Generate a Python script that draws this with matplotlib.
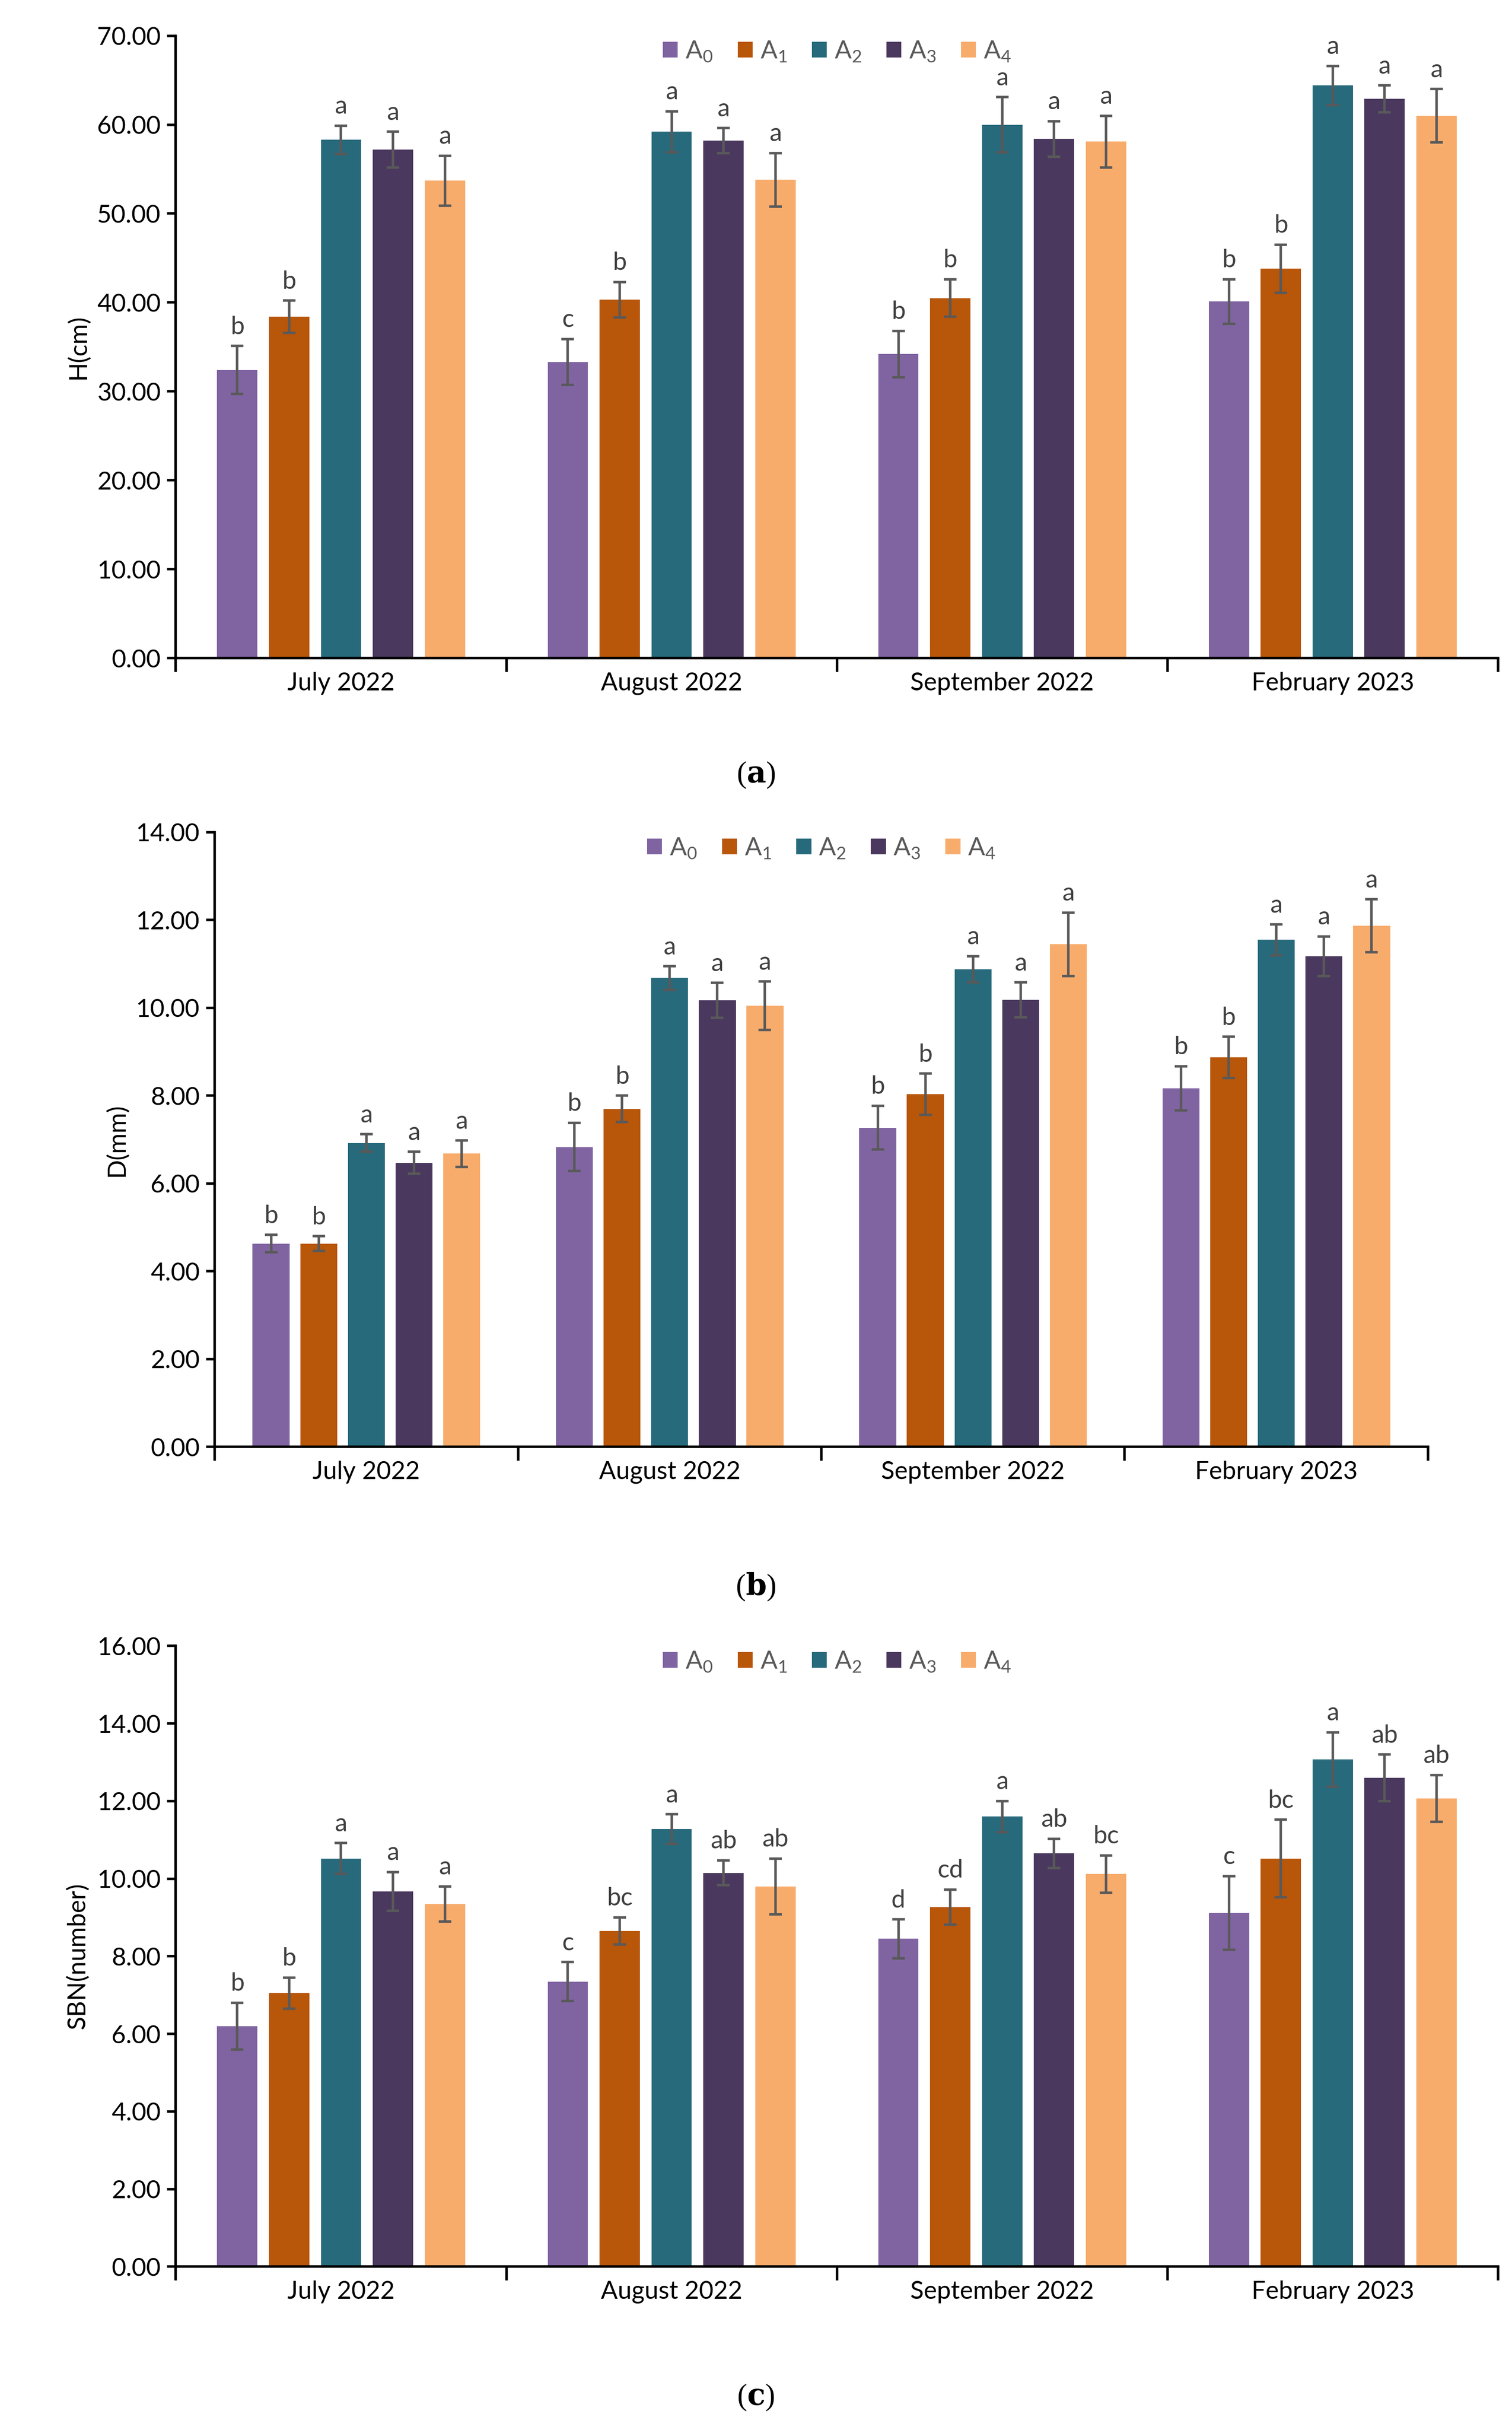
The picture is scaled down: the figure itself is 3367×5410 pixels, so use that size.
import numpy as np
import matplotlib.pyplot as plt

months = ['July 2022', 'August 2022', 'September 2022', 'February 2023']
series = ['A$_0$', 'A$_1$', 'A$_2$', 'A$_3$', 'A$_4$']
colors = ['#8064A2', '#B8560A', '#276A7C', '#4A385E', '#F8AC6C']

# rows = months, cols = A0..A4
h_mean = [[32.4, 38.4, 58.3, 57.2, 53.7],
          [33.3, 40.3, 59.2, 58.2, 53.8],
          [34.2, 40.5, 60.0, 58.4, 58.1],
          [40.1, 43.8, 64.4, 62.9, 61.0]]
h_err = [[2.7, 1.8, 1.6, 2.0, 2.8],
         [2.6, 2.0, 2.3, 1.4, 3.0],
         [2.6, 2.1, 3.1, 2.0, 2.9],
         [2.5, 2.7, 2.2, 1.5, 3.0]]
h_let = [['b', 'b', 'a', 'a', 'a'],
         ['c', 'b', 'a', 'a', 'a'],
         ['b', 'b', 'a', 'a', 'a'],
         ['b', 'b', 'a', 'a', 'a']]

d_mean = [[4.63, 4.63, 6.92, 6.47, 6.68],
          [6.83, 7.70, 10.68, 10.17, 10.05],
          [7.27, 8.03, 10.88, 10.18, 11.45],
          [8.17, 8.87, 11.55, 11.18, 11.87]]
d_err = [[0.20, 0.17, 0.20, 0.25, 0.30],
         [0.55, 0.30, 0.27, 0.40, 0.55],
         [0.50, 0.47, 0.30, 0.40, 0.72],
         [0.50, 0.47, 0.35, 0.45, 0.60]]
d_let = [['b', 'b', 'a', 'a', 'a']] * 4

s_mean = [[6.20, 7.05, 10.52, 9.67, 9.35],
          [7.35, 8.65, 11.28, 10.15, 9.80],
          [8.45, 9.27, 11.60, 10.65, 10.12],
          [9.12, 10.52, 13.07, 12.60, 12.07]]
s_err = [[0.60, 0.40, 0.40, 0.50, 0.45],
         [0.50, 0.35, 0.38, 0.32, 0.72],
         [0.50, 0.45, 0.40, 0.38, 0.48],
         [0.95, 1.00, 0.70, 0.60, 0.60]]
s_let = [['b', 'b', 'a', 'a', 'a'],
         ['c', 'bc', 'a', 'ab', 'ab'],
         ['d', 'cd', 'a', 'ab', 'bc'],
         ['c', 'bc', 'a', 'ab', 'ab']]

plt.rcParams['font.family'] = ['Lato', 'DejaVu Sans']
plt.rcParams['mathtext.fontset'] = 'custom'
plt.rcParams['mathtext.rm'] = 'Lato'

W, H = 972, 1562
fig = plt.figure(figsize=(33.67, 54.10), dpi=100)

def rect(l, r, t, b):
    return [l / W, 1 - b / H, (r - l) / W, (b - t) / H]

panels = [
    (rect(113, 963, 23, 423), h_mean, h_err, h_let, 'H(cm)', 70, 10, 498, '(a)'),
    (rect(138, 918, 535, 930), d_mean, d_err, d_let, 'D(mm)', 14, 2, 1020, '(b)'),
    (rect(113, 963, 1058, 1457), s_mean, s_err, s_let, 'SBN(number)', 16, 2, 1541, '(c)'),
]

fs = 40
step, bw = 0.157, 0.122
x = np.arange(len(months))
for pos, mean, err, let, ylab, ymax, ystep, capy, cap in panels:
    ax = fig.add_axes(pos)
    mean = np.array(mean); err = np.array(err)
    for j in range(5):
        xs = x + (j - 2) * step
        ax.bar(xs, mean[:, j], bw, color=colors[j], label=series[j], zorder=2)
        ax.errorbar(xs, mean[:, j], yerr=err[:, j], fmt='none', ecolor='#595959',
                    elinewidth=4, capsize=10, capthick=4, zorder=3)
        for i in range(len(months)):
            ax.text(xs[i], mean[i, j] + err[i, j] + ymax * 0.012, let[i][j],
                    ha='center', va='bottom', fontsize=fs, color='#404040')
    ax.set_xlim(-0.5, len(months) - 0.5)
    ax.set_ylim(0, ymax)
    ax.set_yticks(np.arange(0, ymax + 0.01, ystep))
    ax.set_yticklabels([f'{v:.2f}' for v in np.arange(0, ymax + 0.01, ystep)])
    ax.set_xticks(x)
    ax.set_xticklabels(months)
    ax.set_xticks(np.arange(-0.5, len(months)), minor=True)
    ax.tick_params(axis='x', which='major', length=0, labelsize=fs, pad=22)
    ax.tick_params(axis='x', which='minor', length=22, width=4, direction='out')
    ax.tick_params(axis='y', labelsize=fs, length=14, width=4, pad=10)
    ax.set_ylabel(ylab, fontsize=fs, labelpad=12)
    for s in ['top', 'right']:
        ax.spines[s].set_visible(False)
    for s in ['left', 'bottom']:
        ax.spines[s].set_linewidth(4)
    ax.legend(loc='upper center', bbox_to_anchor=(0.5, 1.03), ncol=5, frameon=False,
              fontsize=fs, handlelength=0.6, handleheight=0.6, handletextpad=0.3,
              columnspacing=1.0, labelcolor='#595959')
    fig.text(0.5, 1 - capy / H, '(', ha='center', va='center', fontsize=48,
             family='Liberation Serif')
    fig.text(0.5, 1 - capy / H, cap, ha='center', va='center', fontsize=48,
             family='Liberation Serif', fontweight='bold', color='none')
    fig.text(0.5, 1 - capy / H, r'($\bf{' + cap[1] + r'}$)', ha='center', va='center',
             fontsize=48, family='Liberation Serif', math_fontfamily='dejavuserif')

# remove the helper paren texts (keep only the mathtext caption)
for t in list(fig.texts):
    if t.get_text() == '(' or t.get_color() == 'none':
        t.remove()

fig.savefig('out.png', dpi=100)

============

_Requirements_
Reproduce all of the data exactly; the pictures do not belong in the copy.

_Complete output_
Generate a Python script that draws this with matplotlib.
The picture is scaled down: the figure itself is 3367×5410 pixels, so use that size.
import numpy as np
import matplotlib.pyplot as plt

months = ['July 2022', 'August 2022', 'September 2022', 'February 2023']
series = ['A$_0$', 'A$_1$', 'A$_2$', 'A$_3$', 'A$_4$']
colors = ['#8064A2', '#B8560A', '#276A7C', '#4A385E', '#F8AC6C']

# rows = months, cols = A0..A4
h_mean = [[32.4, 38.4, 58.3, 57.2, 53.7],
          [33.3, 40.3, 59.2, 58.2, 53.8],
          [34.2, 40.5, 60.0, 58.4, 58.1],
          [40.1, 43.8, 64.4, 62.9, 61.0]]
h_err = [[2.7, 1.8, 1.6, 2.0, 2.8],
         [2.6, 2.0, 2.3, 1.4, 3.0],
         [2.6, 2.1, 3.1, 2.0, 2.9],
         [2.5, 2.7, 2.2, 1.5, 3.0]]
h_let = [['b', 'b', 'a', 'a', 'a'],
         ['c', 'b', 'a', 'a', 'a'],
         ['b', 'b', 'a', 'a', 'a'],
         ['b', 'b', 'a', 'a', 'a']]

d_mean = [[4.63, 4.63, 6.92, 6.47, 6.68],
          [6.83, 7.70, 10.68, 10.17, 10.05],
          [7.27, 8.03, 10.88, 10.18, 11.45],
          [8.17, 8.87, 11.55, 11.18, 11.87]]
d_err = [[0.20, 0.17, 0.20, 0.25, 0.30],
         [0.55, 0.30, 0.27, 0.40, 0.55],
         [0.50, 0.47, 0.30, 0.40, 0.72],
         [0.50, 0.47, 0.35, 0.45, 0.60]]
d_let = [['b', 'b', 'a', 'a', 'a']] * 4

s_mean = [[6.20, 7.05, 10.52, 9.67, 9.35],
          [7.35, 8.65, 11.28, 10.15, 9.80],
          [8.45, 9.27, 11.60, 10.65, 10.12],
          [9.12, 10.52, 13.07, 12.60, 12.07]]
s_err = [[0.60, 0.40, 0.40, 0.50, 0.45],
         [0.50, 0.35, 0.38, 0.32, 0.72],
         [0.50, 0.45, 0.40, 0.38, 0.48],
         [0.95, 1.00, 0.70, 0.60, 0.60]]
s_let = [['b', 'b', 'a', 'a', 'a'],
         ['c', 'bc', 'a', 'ab', 'ab'],
         ['d', 'cd', 'a', 'ab', 'bc'],
         ['c', 'bc', 'a', 'ab', 'ab']]

plt.rcParams['font.family'] = ['Lato', 'DejaVu Sans']
plt.rcParams['mathtext.fontset'] = 'custom'
plt.rcParams['mathtext.rm'] = 'Lato'

W, H = 972, 1562
fig = plt.figure(figsize=(33.67, 54.10), dpi=100)

def rect(l, r, t, b):
    return [l / W, 1 - b / H, (r - l) / W, (b - t) / H]

panels = [
    (rect(113, 963, 23, 423), h_mean, h_err, h_let, 'H(cm)', 70, 10, 498, '(a)'),
    (rect(138, 918, 535, 930), d_mean, d_err, d_let, 'D(mm)', 14, 2, 1020, '(b)'),
    (rect(113, 963, 1058, 1457), s_mean, s_err, s_let, 'SBN(number)', 16, 2, 1541, '(c)'),
]

fs = 40
step, bw = 0.157, 0.122
x = np.arange(len(months))
for pos, mean, err, let, ylab, ymax, ystep, capy, cap in panels:
    ax = fig.add_axes(pos)
    mean = np.array(mean); err = np.array(err)
    for j in range(5):
        xs = x + (j - 2) * step
        ax.bar(xs, mean[:, j], bw, color=colors[j], label=series[j], zorder=2)
        ax.errorbar(xs, mean[:, j], yerr=err[:, j], fmt='none', ecolor='#595959',
                    elinewidth=4, capsize=10, capthick=4, zorder=3)
        for i in range(len(months)):
            ax.text(xs[i], mean[i, j] + err[i, j] + ymax * 0.012, let[i][j],
                    ha='center', va='bottom', fontsize=fs, color='#404040')
    ax.set_xlim(-0.5, len(months) - 0.5)
    ax.set_ylim(0, ymax)
    ax.set_yticks(np.arange(0, ymax + 0.01, ystep))
    ax.set_yticklabels([f'{v:.2f}' for v in np.arange(0, ymax + 0.01, ystep)])
    ax.set_xticks(x)
    ax.set_xticklabels(months)
    ax.set_xticks(np.arange(-0.5, len(months)), minor=True)
    ax.tick_params(axis='x', which='major', length=0, labelsize=fs, pad=22)
    ax.tick_params(axis='x', which='minor', length=22, width=4, direction='out')
    ax.tick_params(axis='y', labelsize=fs, length=14, width=4, pad=10)
    ax.set_ylabel(ylab, fontsize=fs, labelpad=12)
    for s in ['top', 'right']:
        ax.spines[s].set_visible(False)
    for s in ['left', 'bottom']:
        ax.spines[s].set_linewidth(4)
    ax.legend(loc='upper center', bbox_to_anchor=(0.5, 1.03), ncol=5, frameon=False,
              fontsize=fs, handlelength=0.6, handleheight=0.6, handletextpad=0.3,
              columnspacing=1.0, labelcolor='#595959')
    fig.text(0.5, 1 - capy / H, '(', ha='center', va='center', fontsize=48,
             family='Liberation Serif')
    fig.text(0.5, 1 - capy / H, cap, ha='center', va='center', fontsize=48,
             family='Liberation Serif', fontweight='bold', color='none')
    fig.text(0.5, 1 - capy / H, r'($\bf{' + cap[1] + r'}$)', ha='center', va='center',
             fontsize=48, family='Liberation Serif', math_fontfamily='dejavuserif')

# remove the helper paren texts (keep only the mathtext caption)
for t in list(fig.texts):
    if t.get_text() == '(' or t.get_color() == 'none':
        t.remove()

fig.savefig('out.png', dpi=100)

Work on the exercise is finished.